First post, i am about to complete my degree in commerce, and go into full time employment for the next few decades. I was just wondering what's a good super to be with. Im young so i have a lot of time to my super to grow.

Comments

  • +6 votes

    Industry Superfunds have a history of out performing out superfunds (historic measures aren't always an indication of future performance).
    At your age set the Superfund to invest in riskier portfolios - then change it to balance as you age / progress into your career.

  •  

    IMO, just pick the one with the lowest fees. The policies around it can change a lot by the time you can access it.
    Not worth spending time and effort to manage it until you have enough in it to do SMSF.

  • +1 vote

    As said above:

    Relatively low fees
    Highest risk/volatility growth strategy (depends what they call it)

    It's almost impossible to pick the "right" superfund because of a range of factors including the most important one: past performance is not indicative of future returns.

  • +4 votes

    Lowest fees + Highest growth option.

    /thread

  • +1 vote

    Try Hostplus

  • +1 vote

    australiansuper

  •  

    there are many things to consider as there are many options.

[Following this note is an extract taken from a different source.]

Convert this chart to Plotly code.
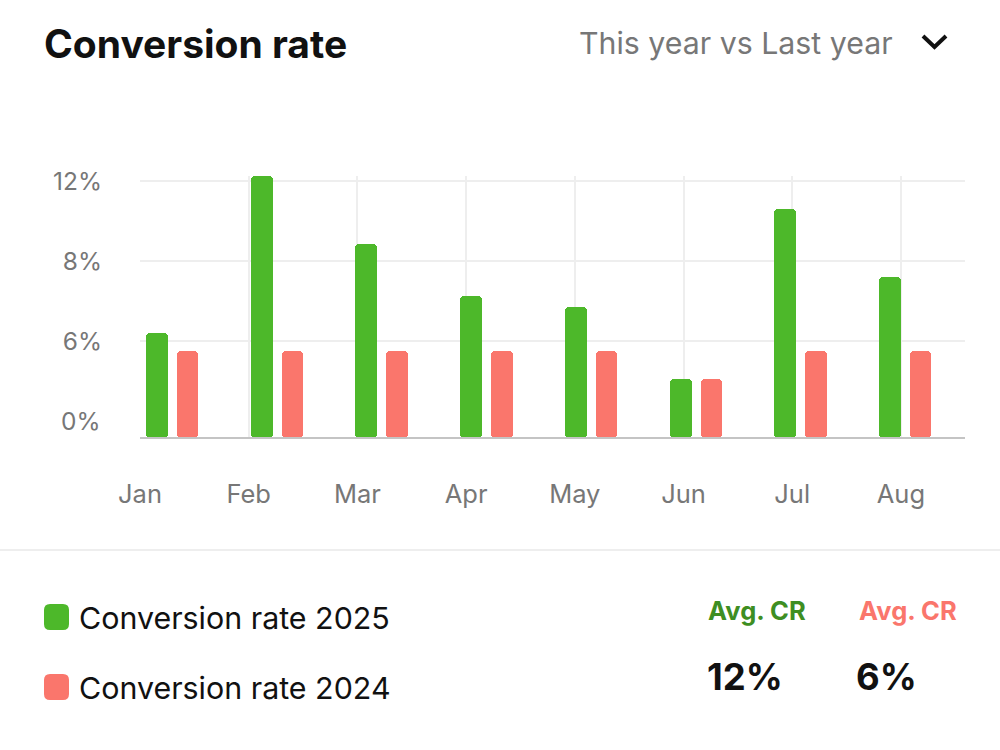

    how do you plan to increase your super?
    what contributions are you planning?
    planning to chase the alpha when the balance builds up or stay with indexes and passives?
    Would you want control or transparency or related services?
    Or perhaps insurances as well? what's your work / industry / occupation?
    do you want to control taxation within super?
    what investment risk profile to use?
    want diversification via shares, bonds, ETFs, LICs, or merely single sector or multi sector managed funds, term deposits and cash?
    invest in domestic or international investments?
    how badly do you maximize it's growth?
    industry super funds don't always have the transparency or appropriate personal insurances or features.
    retail super may over-promise and/or under-deliver but have features personalized to the occupation.
    ever considered super contributions are not the only way to build super sooner…
    ever wondered that cost is not always relevant when the returns are potentially higher.
    or that low fees do not guarantee preservation of capital.

    For starters, read up: https://www.moneysmart.gov.au/superannuation-and-retirement/...
    Then compare using: https://www.chantwest.com.au/fund-ratings/super

    Once you commence working, seek personal advice from a non-aligned or independent or boutique adviser;
    Or simply message me and i can to point you in the right direction(s) :)

    •  

      You say "ever wondered that cost is not always relevant when the returns are potentially higher".

      I think it would be more accurate to say "cost IS always relevant when the returns are NOT ACTUALLY higher. Potentially higher returns are meaningless when they come at an actual cost. That's why retail funds rarely out-perform major industry funds.